Stated exercise: Go through the entries and count the lines with the string "this" in them. Give only that number.

Records supplied:
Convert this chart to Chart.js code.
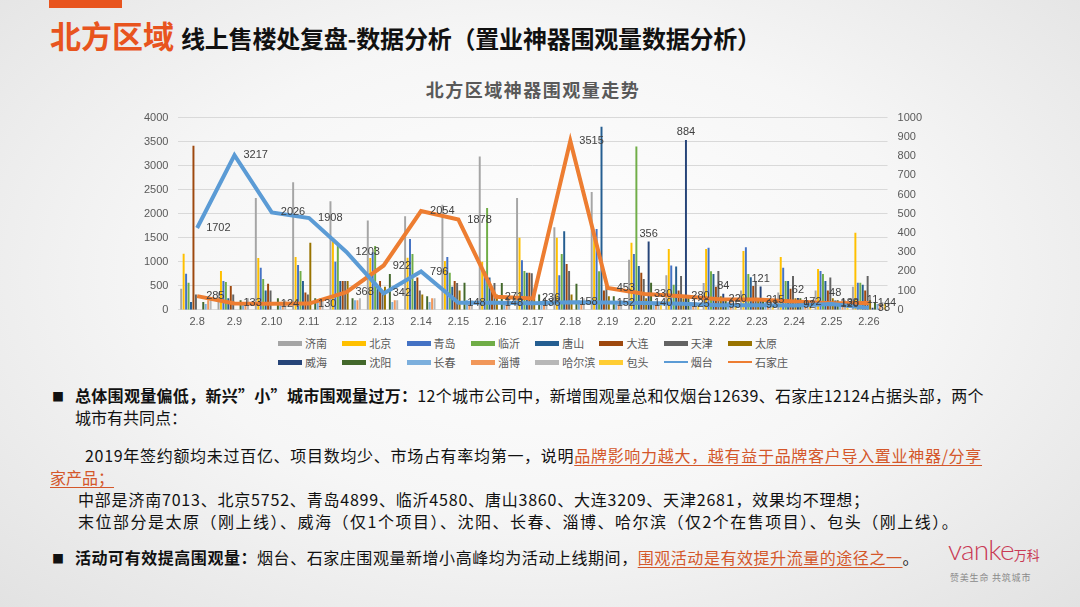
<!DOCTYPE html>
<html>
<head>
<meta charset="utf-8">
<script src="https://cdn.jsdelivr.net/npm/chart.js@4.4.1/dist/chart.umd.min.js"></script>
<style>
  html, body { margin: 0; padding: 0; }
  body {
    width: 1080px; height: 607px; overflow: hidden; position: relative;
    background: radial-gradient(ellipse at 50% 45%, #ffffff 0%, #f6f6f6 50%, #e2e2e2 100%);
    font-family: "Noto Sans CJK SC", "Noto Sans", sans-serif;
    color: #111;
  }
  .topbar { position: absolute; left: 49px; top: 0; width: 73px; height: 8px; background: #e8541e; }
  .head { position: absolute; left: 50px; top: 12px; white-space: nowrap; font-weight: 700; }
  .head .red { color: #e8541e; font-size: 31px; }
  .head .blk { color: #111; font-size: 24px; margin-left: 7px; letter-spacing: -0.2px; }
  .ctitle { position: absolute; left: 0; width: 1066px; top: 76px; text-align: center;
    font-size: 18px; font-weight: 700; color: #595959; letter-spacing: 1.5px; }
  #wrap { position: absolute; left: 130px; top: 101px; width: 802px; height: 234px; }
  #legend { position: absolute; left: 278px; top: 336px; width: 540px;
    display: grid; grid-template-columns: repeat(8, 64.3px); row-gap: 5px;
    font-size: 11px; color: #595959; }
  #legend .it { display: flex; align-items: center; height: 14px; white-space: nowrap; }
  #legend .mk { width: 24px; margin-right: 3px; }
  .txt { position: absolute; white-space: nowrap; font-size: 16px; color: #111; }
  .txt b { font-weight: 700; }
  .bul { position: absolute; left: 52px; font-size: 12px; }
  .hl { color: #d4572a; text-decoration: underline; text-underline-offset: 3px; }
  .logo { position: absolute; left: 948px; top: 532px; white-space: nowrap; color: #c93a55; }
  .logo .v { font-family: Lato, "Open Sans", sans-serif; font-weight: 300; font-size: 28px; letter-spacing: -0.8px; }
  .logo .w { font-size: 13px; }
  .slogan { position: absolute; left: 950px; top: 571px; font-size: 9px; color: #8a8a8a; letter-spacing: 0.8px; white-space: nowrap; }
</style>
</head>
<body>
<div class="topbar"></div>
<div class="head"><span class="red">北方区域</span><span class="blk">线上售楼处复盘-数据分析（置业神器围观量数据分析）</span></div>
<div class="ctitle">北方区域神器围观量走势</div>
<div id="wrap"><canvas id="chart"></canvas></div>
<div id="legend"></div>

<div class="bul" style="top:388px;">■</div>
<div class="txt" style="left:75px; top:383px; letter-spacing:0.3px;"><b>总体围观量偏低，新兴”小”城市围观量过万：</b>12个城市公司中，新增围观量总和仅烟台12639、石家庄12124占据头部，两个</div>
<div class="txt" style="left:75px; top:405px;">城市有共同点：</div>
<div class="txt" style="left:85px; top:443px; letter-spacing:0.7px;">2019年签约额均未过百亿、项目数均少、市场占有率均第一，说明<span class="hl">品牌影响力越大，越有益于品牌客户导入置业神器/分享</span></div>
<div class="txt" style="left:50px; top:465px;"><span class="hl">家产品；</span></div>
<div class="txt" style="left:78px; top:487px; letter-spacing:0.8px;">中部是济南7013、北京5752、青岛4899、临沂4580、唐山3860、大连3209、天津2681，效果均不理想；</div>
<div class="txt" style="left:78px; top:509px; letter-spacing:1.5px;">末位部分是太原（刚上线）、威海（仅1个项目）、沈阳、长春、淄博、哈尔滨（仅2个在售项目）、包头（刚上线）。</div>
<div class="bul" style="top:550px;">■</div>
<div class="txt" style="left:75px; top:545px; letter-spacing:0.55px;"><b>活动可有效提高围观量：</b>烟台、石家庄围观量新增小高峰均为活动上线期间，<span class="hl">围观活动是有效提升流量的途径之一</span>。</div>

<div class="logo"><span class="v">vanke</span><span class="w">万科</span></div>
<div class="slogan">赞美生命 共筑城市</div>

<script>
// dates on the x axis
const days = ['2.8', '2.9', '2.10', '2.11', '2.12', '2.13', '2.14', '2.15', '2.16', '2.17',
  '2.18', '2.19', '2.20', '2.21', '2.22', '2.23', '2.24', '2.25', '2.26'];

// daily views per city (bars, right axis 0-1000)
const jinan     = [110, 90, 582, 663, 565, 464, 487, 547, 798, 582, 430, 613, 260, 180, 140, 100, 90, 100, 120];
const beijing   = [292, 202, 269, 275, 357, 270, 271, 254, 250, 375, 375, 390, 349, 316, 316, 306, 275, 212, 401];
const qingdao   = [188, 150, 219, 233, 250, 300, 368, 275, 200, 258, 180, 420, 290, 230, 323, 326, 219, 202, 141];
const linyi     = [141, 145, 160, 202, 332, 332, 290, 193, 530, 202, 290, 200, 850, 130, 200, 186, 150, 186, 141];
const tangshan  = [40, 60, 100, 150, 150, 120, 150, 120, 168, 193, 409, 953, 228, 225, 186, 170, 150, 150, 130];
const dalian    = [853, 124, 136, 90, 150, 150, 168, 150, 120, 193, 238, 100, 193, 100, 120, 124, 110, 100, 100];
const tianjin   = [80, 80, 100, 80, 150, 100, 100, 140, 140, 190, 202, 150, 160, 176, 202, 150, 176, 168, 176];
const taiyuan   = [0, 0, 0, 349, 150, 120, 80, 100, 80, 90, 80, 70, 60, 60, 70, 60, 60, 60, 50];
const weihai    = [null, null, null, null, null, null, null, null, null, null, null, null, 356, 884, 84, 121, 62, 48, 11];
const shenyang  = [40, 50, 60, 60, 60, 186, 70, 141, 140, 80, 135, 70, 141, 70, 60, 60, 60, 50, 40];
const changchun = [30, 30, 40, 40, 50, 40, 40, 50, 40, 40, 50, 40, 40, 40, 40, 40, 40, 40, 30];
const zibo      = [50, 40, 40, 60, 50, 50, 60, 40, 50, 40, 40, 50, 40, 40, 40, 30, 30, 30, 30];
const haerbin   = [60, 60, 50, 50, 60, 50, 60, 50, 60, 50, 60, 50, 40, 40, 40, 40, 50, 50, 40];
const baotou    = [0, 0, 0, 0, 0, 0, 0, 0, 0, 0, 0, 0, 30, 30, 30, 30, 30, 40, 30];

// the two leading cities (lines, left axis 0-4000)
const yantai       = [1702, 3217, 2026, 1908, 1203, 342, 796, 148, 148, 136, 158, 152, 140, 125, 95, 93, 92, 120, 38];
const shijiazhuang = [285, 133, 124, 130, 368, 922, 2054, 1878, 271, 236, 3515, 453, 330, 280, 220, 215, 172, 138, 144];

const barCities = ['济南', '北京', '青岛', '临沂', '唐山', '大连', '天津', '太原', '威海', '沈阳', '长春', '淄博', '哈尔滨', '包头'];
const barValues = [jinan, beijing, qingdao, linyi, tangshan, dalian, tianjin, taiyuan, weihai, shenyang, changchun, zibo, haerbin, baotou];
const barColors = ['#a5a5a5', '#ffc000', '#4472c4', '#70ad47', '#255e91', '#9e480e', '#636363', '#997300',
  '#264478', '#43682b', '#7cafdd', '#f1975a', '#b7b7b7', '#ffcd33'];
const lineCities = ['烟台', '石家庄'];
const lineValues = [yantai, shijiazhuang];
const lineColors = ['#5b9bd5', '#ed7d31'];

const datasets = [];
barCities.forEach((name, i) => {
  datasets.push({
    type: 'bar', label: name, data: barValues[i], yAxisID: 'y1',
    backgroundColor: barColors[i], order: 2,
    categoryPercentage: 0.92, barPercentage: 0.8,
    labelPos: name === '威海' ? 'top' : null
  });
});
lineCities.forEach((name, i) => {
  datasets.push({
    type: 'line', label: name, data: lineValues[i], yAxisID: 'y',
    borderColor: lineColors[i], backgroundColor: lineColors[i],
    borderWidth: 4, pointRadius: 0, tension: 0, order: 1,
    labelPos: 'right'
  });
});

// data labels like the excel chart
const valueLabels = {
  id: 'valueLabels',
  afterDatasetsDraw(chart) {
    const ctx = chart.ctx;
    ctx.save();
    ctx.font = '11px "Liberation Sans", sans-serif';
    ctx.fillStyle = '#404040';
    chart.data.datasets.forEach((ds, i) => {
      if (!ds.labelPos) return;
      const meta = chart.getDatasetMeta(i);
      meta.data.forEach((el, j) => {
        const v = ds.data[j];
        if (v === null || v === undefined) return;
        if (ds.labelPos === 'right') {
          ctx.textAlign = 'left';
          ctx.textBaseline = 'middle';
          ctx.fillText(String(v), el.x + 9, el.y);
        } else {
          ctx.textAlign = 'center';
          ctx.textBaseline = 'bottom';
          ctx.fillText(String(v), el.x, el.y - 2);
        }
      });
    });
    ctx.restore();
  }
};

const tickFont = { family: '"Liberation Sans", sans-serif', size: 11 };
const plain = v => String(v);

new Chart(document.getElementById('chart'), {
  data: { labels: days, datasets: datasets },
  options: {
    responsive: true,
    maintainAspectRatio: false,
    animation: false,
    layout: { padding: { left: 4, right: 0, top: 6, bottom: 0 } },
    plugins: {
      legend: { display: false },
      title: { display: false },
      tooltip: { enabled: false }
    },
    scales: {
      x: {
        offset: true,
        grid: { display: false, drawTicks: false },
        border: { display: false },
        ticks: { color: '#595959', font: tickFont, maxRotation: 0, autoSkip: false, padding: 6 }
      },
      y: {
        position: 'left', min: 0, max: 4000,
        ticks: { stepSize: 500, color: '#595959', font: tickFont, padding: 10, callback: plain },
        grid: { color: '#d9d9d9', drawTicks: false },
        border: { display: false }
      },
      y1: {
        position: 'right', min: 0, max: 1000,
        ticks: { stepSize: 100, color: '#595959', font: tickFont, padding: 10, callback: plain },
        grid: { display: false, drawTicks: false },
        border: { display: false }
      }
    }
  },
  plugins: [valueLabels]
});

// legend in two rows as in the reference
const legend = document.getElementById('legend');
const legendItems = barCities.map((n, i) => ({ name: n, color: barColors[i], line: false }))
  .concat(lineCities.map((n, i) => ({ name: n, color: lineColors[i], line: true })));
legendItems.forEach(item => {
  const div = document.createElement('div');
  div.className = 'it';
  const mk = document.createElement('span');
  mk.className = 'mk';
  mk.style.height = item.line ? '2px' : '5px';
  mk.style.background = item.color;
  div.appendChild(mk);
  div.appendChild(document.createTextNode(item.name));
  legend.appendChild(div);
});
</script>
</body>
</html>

--

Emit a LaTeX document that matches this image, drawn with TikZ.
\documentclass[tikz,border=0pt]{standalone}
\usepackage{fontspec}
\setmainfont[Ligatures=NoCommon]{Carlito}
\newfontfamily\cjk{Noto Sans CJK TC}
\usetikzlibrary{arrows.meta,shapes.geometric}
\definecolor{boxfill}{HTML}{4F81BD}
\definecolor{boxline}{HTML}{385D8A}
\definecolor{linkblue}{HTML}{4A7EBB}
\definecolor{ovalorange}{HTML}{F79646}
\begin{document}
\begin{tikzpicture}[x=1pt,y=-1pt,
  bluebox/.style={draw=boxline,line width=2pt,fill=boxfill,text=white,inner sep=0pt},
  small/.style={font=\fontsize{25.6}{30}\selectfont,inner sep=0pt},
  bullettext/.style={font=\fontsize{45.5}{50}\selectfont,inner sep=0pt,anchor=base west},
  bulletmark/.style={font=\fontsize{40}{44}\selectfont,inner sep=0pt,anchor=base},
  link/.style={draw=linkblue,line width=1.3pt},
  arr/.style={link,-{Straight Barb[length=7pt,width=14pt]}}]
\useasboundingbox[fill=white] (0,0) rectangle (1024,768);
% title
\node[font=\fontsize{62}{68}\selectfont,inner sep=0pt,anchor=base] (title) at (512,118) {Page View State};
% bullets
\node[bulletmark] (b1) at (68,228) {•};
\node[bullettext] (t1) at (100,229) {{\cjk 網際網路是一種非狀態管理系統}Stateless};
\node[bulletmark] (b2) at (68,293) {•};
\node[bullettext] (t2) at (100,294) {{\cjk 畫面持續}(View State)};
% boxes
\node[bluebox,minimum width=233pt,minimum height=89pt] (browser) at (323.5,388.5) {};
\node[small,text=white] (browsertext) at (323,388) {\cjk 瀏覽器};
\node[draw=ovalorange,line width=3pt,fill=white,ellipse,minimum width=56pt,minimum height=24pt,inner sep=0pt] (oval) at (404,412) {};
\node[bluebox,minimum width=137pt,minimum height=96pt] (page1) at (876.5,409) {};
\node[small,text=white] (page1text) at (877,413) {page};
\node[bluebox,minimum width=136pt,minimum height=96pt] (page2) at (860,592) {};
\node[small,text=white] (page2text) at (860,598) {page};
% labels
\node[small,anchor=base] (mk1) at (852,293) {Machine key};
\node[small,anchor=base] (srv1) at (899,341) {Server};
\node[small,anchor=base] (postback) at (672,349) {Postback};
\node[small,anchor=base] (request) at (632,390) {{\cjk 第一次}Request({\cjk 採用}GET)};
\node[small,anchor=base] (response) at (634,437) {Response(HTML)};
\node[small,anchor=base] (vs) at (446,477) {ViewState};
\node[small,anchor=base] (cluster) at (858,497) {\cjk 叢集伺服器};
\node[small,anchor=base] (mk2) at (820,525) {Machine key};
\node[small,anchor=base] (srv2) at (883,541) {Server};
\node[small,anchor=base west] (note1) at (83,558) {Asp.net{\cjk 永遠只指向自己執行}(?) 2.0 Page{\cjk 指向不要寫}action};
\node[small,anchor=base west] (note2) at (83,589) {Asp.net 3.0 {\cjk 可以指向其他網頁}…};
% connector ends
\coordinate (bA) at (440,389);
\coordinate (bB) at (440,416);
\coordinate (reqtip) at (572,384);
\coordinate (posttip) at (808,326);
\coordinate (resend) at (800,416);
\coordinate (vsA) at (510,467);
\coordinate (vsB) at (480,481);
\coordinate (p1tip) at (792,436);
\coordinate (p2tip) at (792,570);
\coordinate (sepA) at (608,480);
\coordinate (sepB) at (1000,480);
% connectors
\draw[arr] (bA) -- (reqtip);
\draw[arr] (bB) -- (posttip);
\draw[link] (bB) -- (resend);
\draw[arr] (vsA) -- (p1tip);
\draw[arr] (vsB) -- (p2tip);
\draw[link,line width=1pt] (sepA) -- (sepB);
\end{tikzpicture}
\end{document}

---

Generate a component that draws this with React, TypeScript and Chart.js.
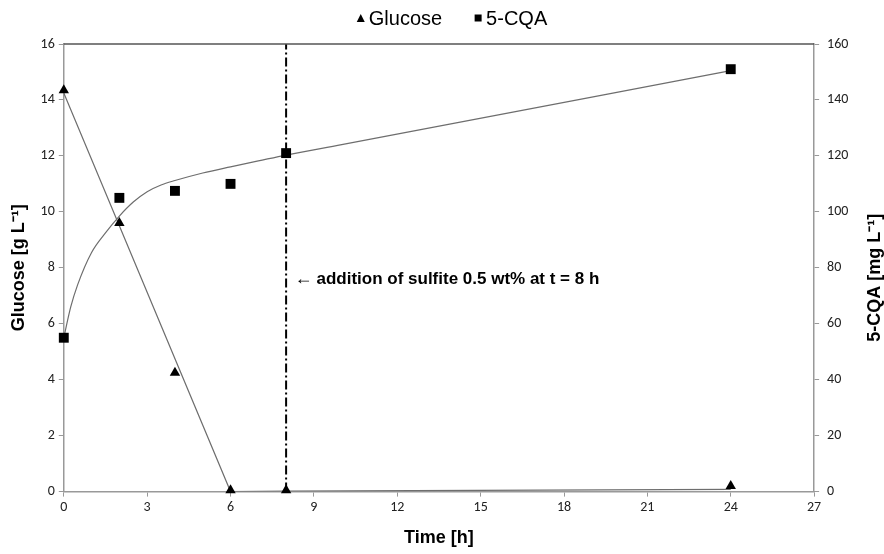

Written answer: 3